Transcribe everything in the data word for word. Pictures are left out.
-------- DATA SHOWN
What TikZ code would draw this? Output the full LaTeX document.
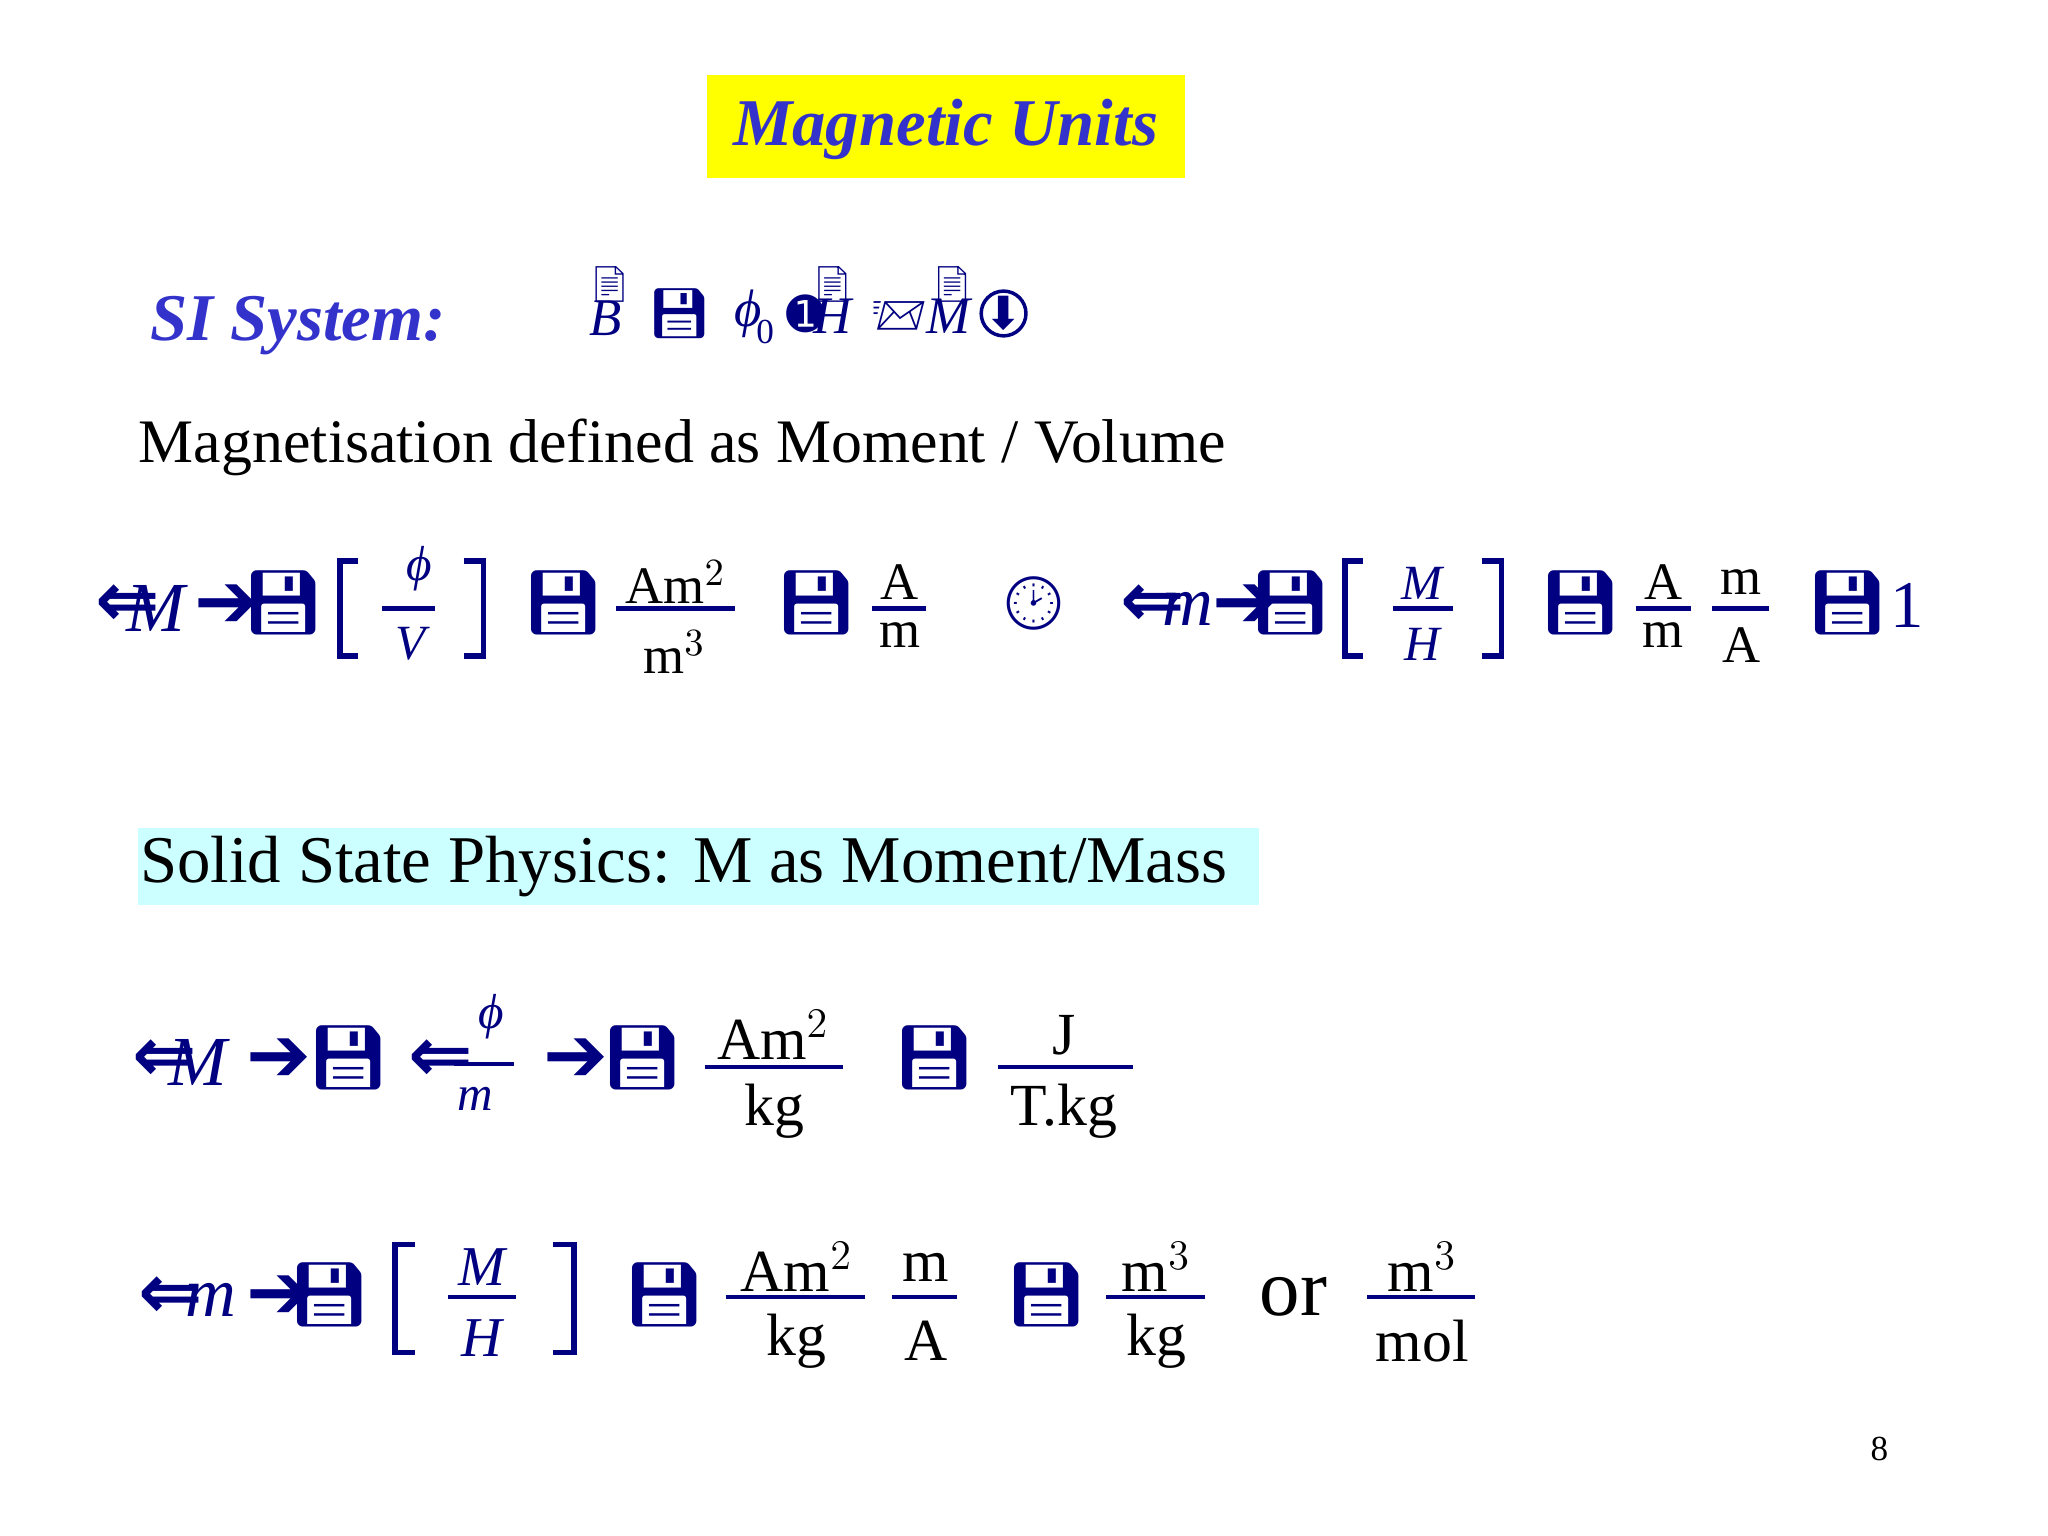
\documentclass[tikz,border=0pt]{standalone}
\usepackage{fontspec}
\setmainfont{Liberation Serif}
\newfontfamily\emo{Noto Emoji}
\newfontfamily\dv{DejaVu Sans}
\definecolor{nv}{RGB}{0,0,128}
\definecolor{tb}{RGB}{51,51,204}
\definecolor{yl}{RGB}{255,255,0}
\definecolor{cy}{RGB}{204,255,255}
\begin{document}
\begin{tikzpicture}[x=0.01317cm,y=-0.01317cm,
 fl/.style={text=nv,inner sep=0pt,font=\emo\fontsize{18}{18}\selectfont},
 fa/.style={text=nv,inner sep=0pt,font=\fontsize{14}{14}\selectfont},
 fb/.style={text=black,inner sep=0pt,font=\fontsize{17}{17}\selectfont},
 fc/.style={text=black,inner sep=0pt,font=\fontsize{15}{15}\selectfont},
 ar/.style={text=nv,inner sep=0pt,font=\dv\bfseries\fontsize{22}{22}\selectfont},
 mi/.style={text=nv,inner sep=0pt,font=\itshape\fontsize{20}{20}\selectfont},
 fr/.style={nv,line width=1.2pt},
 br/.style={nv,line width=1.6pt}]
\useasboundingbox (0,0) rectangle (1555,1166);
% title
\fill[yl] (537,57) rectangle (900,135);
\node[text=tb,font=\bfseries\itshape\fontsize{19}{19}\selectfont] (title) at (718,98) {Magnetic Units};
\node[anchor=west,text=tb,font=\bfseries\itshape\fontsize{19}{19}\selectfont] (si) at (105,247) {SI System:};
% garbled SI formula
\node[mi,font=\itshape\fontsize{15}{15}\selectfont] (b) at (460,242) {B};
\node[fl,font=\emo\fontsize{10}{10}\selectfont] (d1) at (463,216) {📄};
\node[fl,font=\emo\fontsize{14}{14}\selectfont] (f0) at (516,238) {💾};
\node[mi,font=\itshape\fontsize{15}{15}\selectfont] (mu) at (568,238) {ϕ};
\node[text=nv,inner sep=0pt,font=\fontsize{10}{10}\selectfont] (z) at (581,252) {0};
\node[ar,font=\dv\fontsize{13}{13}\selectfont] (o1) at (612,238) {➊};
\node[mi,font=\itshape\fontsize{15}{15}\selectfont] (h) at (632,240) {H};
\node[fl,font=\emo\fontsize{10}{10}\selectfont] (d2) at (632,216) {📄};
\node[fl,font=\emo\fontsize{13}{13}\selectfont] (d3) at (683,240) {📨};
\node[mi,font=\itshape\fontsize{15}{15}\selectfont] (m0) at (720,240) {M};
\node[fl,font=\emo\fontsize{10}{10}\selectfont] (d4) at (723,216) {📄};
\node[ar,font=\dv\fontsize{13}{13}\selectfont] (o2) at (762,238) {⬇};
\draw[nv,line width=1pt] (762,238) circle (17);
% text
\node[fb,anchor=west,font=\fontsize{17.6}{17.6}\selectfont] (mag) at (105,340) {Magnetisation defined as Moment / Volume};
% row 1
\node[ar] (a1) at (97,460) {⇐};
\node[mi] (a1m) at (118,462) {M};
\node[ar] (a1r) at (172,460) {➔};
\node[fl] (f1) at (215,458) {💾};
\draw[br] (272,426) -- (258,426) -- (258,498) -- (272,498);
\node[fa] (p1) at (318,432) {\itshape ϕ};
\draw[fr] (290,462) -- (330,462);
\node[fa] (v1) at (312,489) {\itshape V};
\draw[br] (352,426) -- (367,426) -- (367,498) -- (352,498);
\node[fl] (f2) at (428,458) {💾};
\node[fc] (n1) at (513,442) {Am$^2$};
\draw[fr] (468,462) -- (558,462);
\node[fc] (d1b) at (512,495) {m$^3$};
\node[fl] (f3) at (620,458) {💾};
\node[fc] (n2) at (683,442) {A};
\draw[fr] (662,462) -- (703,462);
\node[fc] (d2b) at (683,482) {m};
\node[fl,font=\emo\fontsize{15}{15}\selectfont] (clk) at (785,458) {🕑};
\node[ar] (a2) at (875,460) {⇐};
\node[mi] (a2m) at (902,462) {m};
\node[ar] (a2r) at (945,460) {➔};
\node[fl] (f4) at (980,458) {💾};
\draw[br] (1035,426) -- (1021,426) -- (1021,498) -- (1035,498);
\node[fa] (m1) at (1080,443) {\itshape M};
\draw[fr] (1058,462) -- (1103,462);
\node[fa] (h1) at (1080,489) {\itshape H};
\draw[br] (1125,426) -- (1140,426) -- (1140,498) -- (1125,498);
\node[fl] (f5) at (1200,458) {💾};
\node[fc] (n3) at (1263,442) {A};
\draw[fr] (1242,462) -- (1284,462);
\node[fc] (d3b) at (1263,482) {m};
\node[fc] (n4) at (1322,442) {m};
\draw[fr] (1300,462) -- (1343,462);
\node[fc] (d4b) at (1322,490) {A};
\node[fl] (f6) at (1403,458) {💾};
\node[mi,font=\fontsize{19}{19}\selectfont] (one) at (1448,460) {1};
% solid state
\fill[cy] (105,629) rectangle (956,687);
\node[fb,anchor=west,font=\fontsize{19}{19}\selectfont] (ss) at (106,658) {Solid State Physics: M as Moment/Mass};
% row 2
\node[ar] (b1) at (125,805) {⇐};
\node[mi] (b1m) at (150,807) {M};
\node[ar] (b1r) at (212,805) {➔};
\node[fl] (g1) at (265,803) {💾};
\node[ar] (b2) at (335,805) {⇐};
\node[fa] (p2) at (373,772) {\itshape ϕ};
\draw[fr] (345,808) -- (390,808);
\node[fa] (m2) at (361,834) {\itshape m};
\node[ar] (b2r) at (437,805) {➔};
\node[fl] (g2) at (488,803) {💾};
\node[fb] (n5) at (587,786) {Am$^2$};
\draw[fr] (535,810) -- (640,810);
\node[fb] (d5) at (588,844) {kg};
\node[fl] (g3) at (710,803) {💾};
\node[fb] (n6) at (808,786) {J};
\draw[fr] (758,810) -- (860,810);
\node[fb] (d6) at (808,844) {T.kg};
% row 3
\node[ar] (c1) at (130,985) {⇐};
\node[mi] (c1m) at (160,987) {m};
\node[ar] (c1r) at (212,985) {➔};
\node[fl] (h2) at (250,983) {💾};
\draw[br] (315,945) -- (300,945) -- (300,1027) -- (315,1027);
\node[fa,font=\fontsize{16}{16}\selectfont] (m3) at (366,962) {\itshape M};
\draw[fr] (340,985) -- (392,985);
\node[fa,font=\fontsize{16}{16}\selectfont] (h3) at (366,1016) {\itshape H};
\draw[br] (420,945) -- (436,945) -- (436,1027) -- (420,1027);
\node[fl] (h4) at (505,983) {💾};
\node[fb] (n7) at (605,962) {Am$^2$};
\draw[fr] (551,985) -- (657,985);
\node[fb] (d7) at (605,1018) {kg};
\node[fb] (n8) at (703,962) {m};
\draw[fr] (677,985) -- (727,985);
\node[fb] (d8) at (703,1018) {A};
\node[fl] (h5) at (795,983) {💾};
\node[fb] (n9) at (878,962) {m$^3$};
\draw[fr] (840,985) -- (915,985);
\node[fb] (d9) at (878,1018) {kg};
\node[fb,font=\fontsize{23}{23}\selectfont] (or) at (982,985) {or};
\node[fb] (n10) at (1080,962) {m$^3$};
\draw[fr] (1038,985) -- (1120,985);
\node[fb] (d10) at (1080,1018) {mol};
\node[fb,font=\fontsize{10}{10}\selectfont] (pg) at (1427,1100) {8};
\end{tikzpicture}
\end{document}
----------------
* [ANSWER IN FULL]
What TikZ code would draw this? Output the full LaTeX document.
\documentclass[tikz,border=0pt]{standalone}
\usepackage{fontspec}
\setmainfont{Liberation Serif}
\newfontfamily\emo{Noto Emoji}
\newfontfamily\dv{DejaVu Sans}
\definecolor{nv}{RGB}{0,0,128}
\definecolor{tb}{RGB}{51,51,204}
\definecolor{yl}{RGB}{255,255,0}
\definecolor{cy}{RGB}{204,255,255}
\begin{document}
\begin{tikzpicture}[x=0.01317cm,y=-0.01317cm,
 fl/.style={text=nv,inner sep=0pt,font=\emo\fontsize{18}{18}\selectfont},
 fa/.style={text=nv,inner sep=0pt,font=\fontsize{14}{14}\selectfont},
 fb/.style={text=black,inner sep=0pt,font=\fontsize{17}{17}\selectfont},
 fc/.style={text=black,inner sep=0pt,font=\fontsize{15}{15}\selectfont},
 ar/.style={text=nv,inner sep=0pt,font=\dv\bfseries\fontsize{22}{22}\selectfont},
 mi/.style={text=nv,inner sep=0pt,font=\itshape\fontsize{20}{20}\selectfont},
 fr/.style={nv,line width=1.2pt},
 br/.style={nv,line width=1.6pt}]
\useasboundingbox (0,0) rectangle (1555,1166);
% title
\fill[yl] (537,57) rectangle (900,135);
\node[text=tb,font=\bfseries\itshape\fontsize{19}{19}\selectfont] (title) at (718,98) {Magnetic Units};
\node[anchor=west,text=tb,font=\bfseries\itshape\fontsize{19}{19}\selectfont] (si) at (105,247) {SI System:};
% garbled SI formula
\node[mi,font=\itshape\fontsize{15}{15}\selectfont] (b) at (460,242) {B};
\node[fl,font=\emo\fontsize{10}{10}\selectfont] (d1) at (463,216) {📄};
\node[fl,font=\emo\fontsize{14}{14}\selectfont] (f0) at (516,238) {💾};
\node[mi,font=\itshape\fontsize{15}{15}\selectfont] (mu) at (568,238) {ϕ};
\node[text=nv,inner sep=0pt,font=\fontsize{10}{10}\selectfont] (z) at (581,252) {0};
\node[ar,font=\dv\fontsize{13}{13}\selectfont] (o1) at (612,238) {➊};
\node[mi,font=\itshape\fontsize{15}{15}\selectfont] (h) at (632,240) {H};
\node[fl,font=\emo\fontsize{10}{10}\selectfont] (d2) at (632,216) {📄};
\node[fl,font=\emo\fontsize{13}{13}\selectfont] (d3) at (683,240) {📨};
\node[mi,font=\itshape\fontsize{15}{15}\selectfont] (m0) at (720,240) {M};
\node[fl,font=\emo\fontsize{10}{10}\selectfont] (d4) at (723,216) {📄};
\node[ar,font=\dv\fontsize{13}{13}\selectfont] (o2) at (762,238) {⬇};
\draw[nv,line width=1pt] (762,238) circle (17);
% text
\node[fb,anchor=west,font=\fontsize{17.6}{17.6}\selectfont] (mag) at (105,340) {Magnetisation defined as Moment / Volume};
% row 1
\node[ar] (a1) at (97,460) {⇐};
\node[mi] (a1m) at (118,462) {M};
\node[ar] (a1r) at (172,460) {➔};
\node[fl] (f1) at (215,458) {💾};
\draw[br] (272,426) -- (258,426) -- (258,498) -- (272,498);
\node[fa] (p1) at (318,432) {\itshape ϕ};
\draw[fr] (290,462) -- (330,462);
\node[fa] (v1) at (312,489) {\itshape V};
\draw[br] (352,426) -- (367,426) -- (367,498) -- (352,498);
\node[fl] (f2) at (428,458) {💾};
\node[fc] (n1) at (513,442) {Am$^2$};
\draw[fr] (468,462) -- (558,462);
\node[fc] (d1b) at (512,495) {m$^3$};
\node[fl] (f3) at (620,458) {💾};
\node[fc] (n2) at (683,442) {A};
\draw[fr] (662,462) -- (703,462);
\node[fc] (d2b) at (683,482) {m};
\node[fl,font=\emo\fontsize{15}{15}\selectfont] (clk) at (785,458) {🕑};
\node[ar] (a2) at (875,460) {⇐};
\node[mi] (a2m) at (902,462) {m};
\node[ar] (a2r) at (945,460) {➔};
\node[fl] (f4) at (980,458) {💾};
\draw[br] (1035,426) -- (1021,426) -- (1021,498) -- (1035,498);
\node[fa] (m1) at (1080,443) {\itshape M};
\draw[fr] (1058,462) -- (1103,462);
\node[fa] (h1) at (1080,489) {\itshape H};
\draw[br] (1125,426) -- (1140,426) -- (1140,498) -- (1125,498);
\node[fl] (f5) at (1200,458) {💾};
\node[fc] (n3) at (1263,442) {A};
\draw[fr] (1242,462) -- (1284,462);
\node[fc] (d3b) at (1263,482) {m};
\node[fc] (n4) at (1322,442) {m};
\draw[fr] (1300,462) -- (1343,462);
\node[fc] (d4b) at (1322,490) {A};
\node[fl] (f6) at (1403,458) {💾};
\node[mi,font=\fontsize{19}{19}\selectfont] (one) at (1448,460) {1};
% solid state
\fill[cy] (105,629) rectangle (956,687);
\node[fb,anchor=west,font=\fontsize{19}{19}\selectfont] (ss) at (106,658) {Solid State Physics: M as Moment/Mass};
% row 2
\node[ar] (b1) at (125,805) {⇐};
\node[mi] (b1m) at (150,807) {M};
\node[ar] (b1r) at (212,805) {➔};
\node[fl] (g1) at (265,803) {💾};
\node[ar] (b2) at (335,805) {⇐};
\node[fa] (p2) at (373,772) {\itshape ϕ};
\draw[fr] (345,808) -- (390,808);
\node[fa] (m2) at (361,834) {\itshape m};
\node[ar] (b2r) at (437,805) {➔};
\node[fl] (g2) at (488,803) {💾};
\node[fb] (n5) at (587,786) {Am$^2$};
\draw[fr] (535,810) -- (640,810);
\node[fb] (d5) at (588,844) {kg};
\node[fl] (g3) at (710,803) {💾};
\node[fb] (n6) at (808,786) {J};
\draw[fr] (758,810) -- (860,810);
\node[fb] (d6) at (808,844) {T.kg};
% row 3
\node[ar] (c1) at (130,985) {⇐};
\node[mi] (c1m) at (160,987) {m};
\node[ar] (c1r) at (212,985) {➔};
\node[fl] (h2) at (250,983) {💾};
\draw[br] (315,945) -- (300,945) -- (300,1027) -- (315,1027);
\node[fa,font=\fontsize{16}{16}\selectfont] (m3) at (366,962) {\itshape M};
\draw[fr] (340,985) -- (392,985);
\node[fa,font=\fontsize{16}{16}\selectfont] (h3) at (366,1016) {\itshape H};
\draw[br] (420,945) -- (436,945) -- (436,1027) -- (420,1027);
\node[fl] (h4) at (505,983) {💾};
\node[fb] (n7) at (605,962) {Am$^2$};
\draw[fr] (551,985) -- (657,985);
\node[fb] (d7) at (605,1018) {kg};
\node[fb] (n8) at (703,962) {m};
\draw[fr] (677,985) -- (727,985);
\node[fb] (d8) at (703,1018) {A};
\node[fl] (h5) at (795,983) {💾};
\node[fb] (n9) at (878,962) {m$^3$};
\draw[fr] (840,985) -- (915,985);
\node[fb] (d9) at (878,1018) {kg};
\node[fb,font=\fontsize{23}{23}\selectfont] (or) at (982,985) {or};
\node[fb] (n10) at (1080,962) {m$^3$};
\draw[fr] (1038,985) -- (1120,985);
\node[fb] (d10) at (1080,1018) {mol};
\node[fb,font=\fontsize{10}{10}\selectfont] (pg) at (1427,1100) {8};
\end{tikzpicture}
\end{document}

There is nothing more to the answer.